The second change is legal. Reform of our marriage laws can also contribute, at least indirectly to a broader renewal of the marital relationship. The first priority is surely to reverse the legal trend toward easy no fault, little-responsibility divorce. A major overhaul of the Family Law Act is one obvious starting point. A more general goal should be to emphasise in law the importance of marriage.

Most discussion of divorce today settles on the aftermath of divorce – custody disputes, alimony payments, etc. A recent Parliamentary inquiry into family law was entirely devoted to these issues.

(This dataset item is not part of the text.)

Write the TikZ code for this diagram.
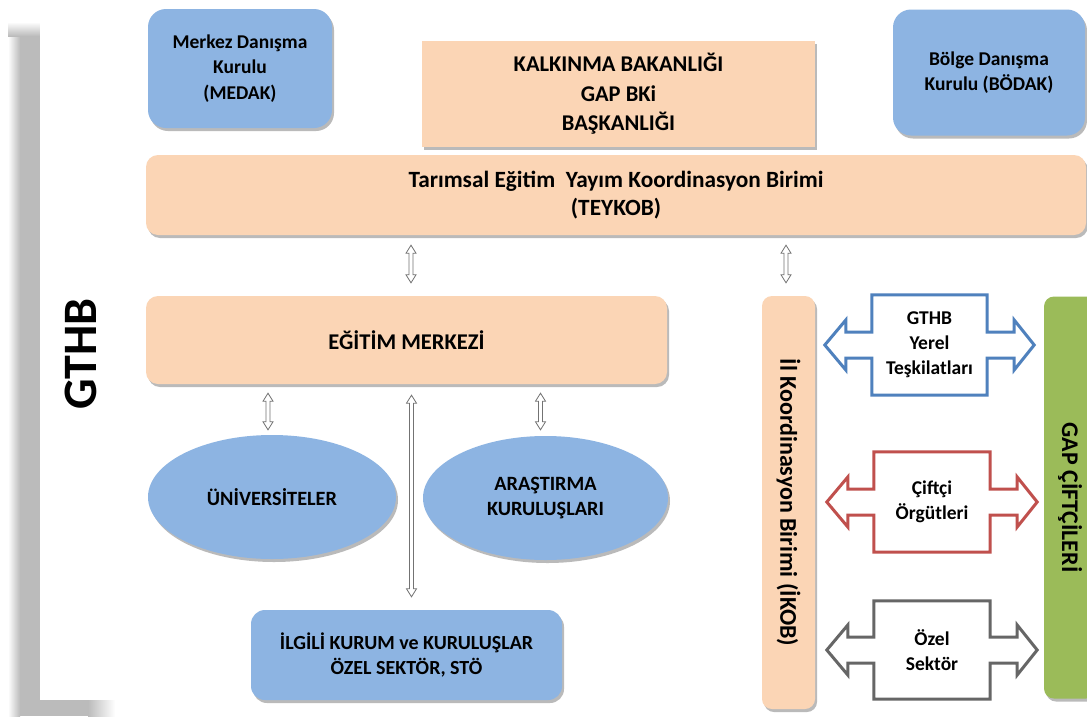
\documentclass[tikz,border=0pt]{standalone}
\usepackage{fontspec}
\setmainfont{Carlito}
\usetikzlibrary{shapes.geometric,shadows,calc}

\definecolor{boxblue}{HTML}{8DB4E2}
\definecolor{peach}{HTML}{FBD5B5}
\definecolor{gapgreen}{HTML}{9BBB59}
\definecolor{arblue}{HTML}{4F81BD}
\definecolor{arred}{HTML}{C0504D}
\definecolor{argray}{HTML}{666666}
\definecolor{shadowgray}{HTML}{BBBBBB}

\tikzset{
  shd/.style={drop shadow={shadow xshift=2pt, shadow yshift=-3pt, opacity=0.45, fill=black!60}},
  bluebox/.style={shd, rectangle, rounded corners=#1, fill=boxblue, draw=none, align=center, inner sep=0pt, font=\fontsize{19.5}{25.5}\selectfont\bfseries},
  peachbox/.style={shd, rectangle, rounded corners=#1, fill=peach, draw=none, align=center, inner sep=0pt},
  blueell/.style={shd, ellipse, fill=boxblue, draw=none, align=center, inner sep=0pt, font=\fontsize{20.3}{24.5}\selectfont\bfseries},
  calltext/.style={rectangle, draw=none, align=center, inner sep=0pt, font=\fontsize{19.5}{25}\selectfont\bfseries},
  thinarr/.style={draw=black!55, line width=0.8pt, fill=white, line join=miter},
  callline/.style={line width=3pt, draw=#1, line join=miter, fill=white}
}

\newcommand\callarrow[2]{%
  \draw[callline=#2] (#1.north west) -- (#1.north east) -- ($(#1.east)+(0,-13)$) -- ($(#1.east)+(27,-13)$) -- ($(#1.east)+(27,-25)$) -- ($(#1.east)+(47,0)$) -- ($(#1.east)+(27,25)$) -- ($(#1.east)+(27,13)$) -- ($(#1.east)+(0,13)$) -- (#1.south east) -- (#1.south west) -- ($(#1.west)+(0,13)$) -- ($(#1.west)+(-26,13)$) -- ($(#1.west)+(-26,25)$) -- ($(#1.west)+(-47,0)$) -- ($(#1.west)+(-26,-25)$) -- ($(#1.west)+(-26,-13)$) -- ($(#1.west)+(0,-13)$) -- cycle;}

% up-down hollow arrow between two points (top, bottom)
\newcommand\udarrow[2]{%
  \draw[thinarr] let \p1=(#1), \p2=(#2) in
    (\x1,\y1) -- (\x1+5pt,\y1-8pt) -- (\x1+2pt,\y1-8pt) -- (\x1+2pt,\y2+8pt) -- (\x1+5pt,\y2+8pt) -- (\x1,\y2)
    -- (\x1-5pt,\y2+8pt) -- (\x1-2pt,\y2+8pt) -- (\x1-2pt,\y1-8pt) -- (\x1-5pt,\y1-8pt) -- cycle;}

\begin{document}
\begin{tikzpicture}[x=1pt,y=-1pt]
\useasboundingbox (0,0) rectangle (1087,718);
\fill[white] (0,0) rectangle (1087,718);

% left panel shadow
\shade[left color=white, right color=shadowgray] (8,30) rectangle (20,716);
\fill[shadowgray] (20,30) rectangle (40,716);
\fill[shadowgray] (20,700) rectangle (88,716);
\shade[left color=shadowgray, right color=white] (88,700) rectangle (115,716);
\shade[top color=white, bottom color=shadowgray] (8,22) rectangle (40,36);
\fill[white] (40,8) rectangle (120,700);
\node[rotate=90, font=\fontsize{48}{48}\selectfont\bfseries] (gthb) at (81,354) {GTHB};

% top row
\node[bluebox=18pt, minimum width=184pt, minimum height=119pt] (medak) at (240,68.5) {Merkez Danışma\\Kurulu\\(MEDAK)};
\node[peachbox=0pt, minimum width=393pt, minimum height=106pt, font=\fontsize{22.5}{29.5}\selectfont\bfseries] (kalk) at (618.5,94) {KALKINMA BAKANLIĞI\\GAP BKi\\BAŞKANLIĞI};
\node[bluebox=18pt, minimum width=192pt, minimum height=126pt] (bodak) at (989,72.5) {Bölge Danışma\\Kurulu (BÖDAK)};

\node[peachbox=12pt, minimum width=940pt, minimum height=80pt, font=\fontsize{23.3}{28.5}\selectfont\bfseries] (teykob) at (616,195) {Tarımsal Eğitim\ \ Yayım Koordinasyon Birimi\\(TEYKOB)};

\node[peachbox=12pt, minimum width=521pt, minimum height=88pt, font=\fontsize{22.5}{28}\selectfont\bfseries] (egitim) at (406.5,340) {EĞİTİM MERKEZİ};

\node[blueell, minimum width=248pt, minimum height=124pt] (univ) at (272,497) {ÜNİVERSİTELER};
\node[blueell, minimum width=245pt, minimum height=124pt] (arast) at (545.5,498) {ARAŞTIRMA\\KURULUŞLARI};

\node[bluebox=14pt, minimum width=311pt, minimum height=90pt, font=\fontsize{20}{25}\selectfont\bfseries] (ilgili) at (406.5,655) {İLGİLİ KURUM ve KURULUŞLAR\\ÖZEL SEKTÖR, STÖ};

% vertical bars
\node[peachbox=10pt, minimum width=413pt, minimum height=53pt, rotate=-90, font=\fontsize{24}{26}\selectfont\bfseries] (ikob) at (788.5,502.5) {İl Koordinasyon Birimi (İKOB)};
\node[shd, rectangle, rounded corners=10pt, fill=gapgreen, minimum width=402pt, minimum height=52pt, rotate=-90, inner sep=0pt, font=\fontsize{23.9}{26}\selectfont\bfseries] (gap) at (1070,497.5) {GAP ÇİFTÇİLERİ};

% callout arrows
\node[calltext, minimum width=115pt, minimum height=100pt] (yerel) at (929.5,345) {};
\callarrow{yerel}{arblue}
\node[calltext] at (yerel) {GTHB\\Yerel\\Teşkilatları};

\node[calltext, minimum width=116pt, minimum height=100pt] (ciftci) at (932,502) {};
\callarrow{ciftci}{arred}
\node[calltext] at (ciftci) {Çiftçi\\Örgütleri};

\node[calltext, minimum width=116pt, minimum height=98pt] (ozel) at (932,650) {};
\callarrow{ozel}{argray}
\node[calltext] at (ozel) {Özel\\Sektör};

% thin double arrows
\udarrow{$(teykob.south -| egitim.north)+(4.5,10)$}{$(egitim.north)+(4.5,-13)$}
\udarrow{$(teykob.south -| ikob.west)+(-2.5,10)$}{$(ikob.west)+(-2.5,-13)$}
\udarrow{$(egitim.south -| univ.north)+(-4,9)$}{$(univ.north)+(-4,-5)$}
\udarrow{$(egitim.south -| arast.north)+(-5,9)$}{$(arast.north)+(-5,-6)$}
\udarrow{$(egitim.south)+(5,11)$}{$(ilgili.north)+(5,-13)$}
\end{tikzpicture}
\end{document}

Almost no thinking is directed to the prevention of divorce.

One of the few to examine family law in Australia from a preventative point of view is Centre of Independent Studies fellow Barry Maley. In his book Marriage, Divorce and Family Justice, Maley argues that contract and the sense of permanency that goes with it, is what distinguishes marriage from de facto relationships.

The two chief faults of the Family Law Act, says Maley, are the failure to set out the contractual obligations of marriage, and the lack of certainty in divorce settlements.

Can the Family Law Act be reversed in Australia? It remains to be seen. Most attempts at overturning liberalised divorce laws in other countries have seen only cosmetic changes, or at best, more consideration for the interests of children in divorce settlements proceedings.

The third change is economic. If Australian public policy is contributing to, or at least not effectively halting, the breakdown of the family unit, then we need to have a rethink of government social and economic policy.

The economic pressure for parents with young children to join the paid workforce needs to be alleviated by a mechanism such as the homemakers’ allowance.

It may be too early to tell, but as some overseas studies are beginning to indicate marriages are more likely to break up when the mother of young children is in the paid workforce. And we are not speaking here of the negative consequences of putting young children in extended periods of daycare. Suffice it to say that as long as governments insist of coercing mothers into the workplace, the divorce culture will continue to flourish, while the marriage culture will continue to subside.

When we as a nation became serious about environmental degradation, we took steps to correct the problem. We need to see the destruction of marriage and the family as being just as harmful to the nation. It is up to all of us, not just our politicians, to call attention to the problem, and to get active in reversing it.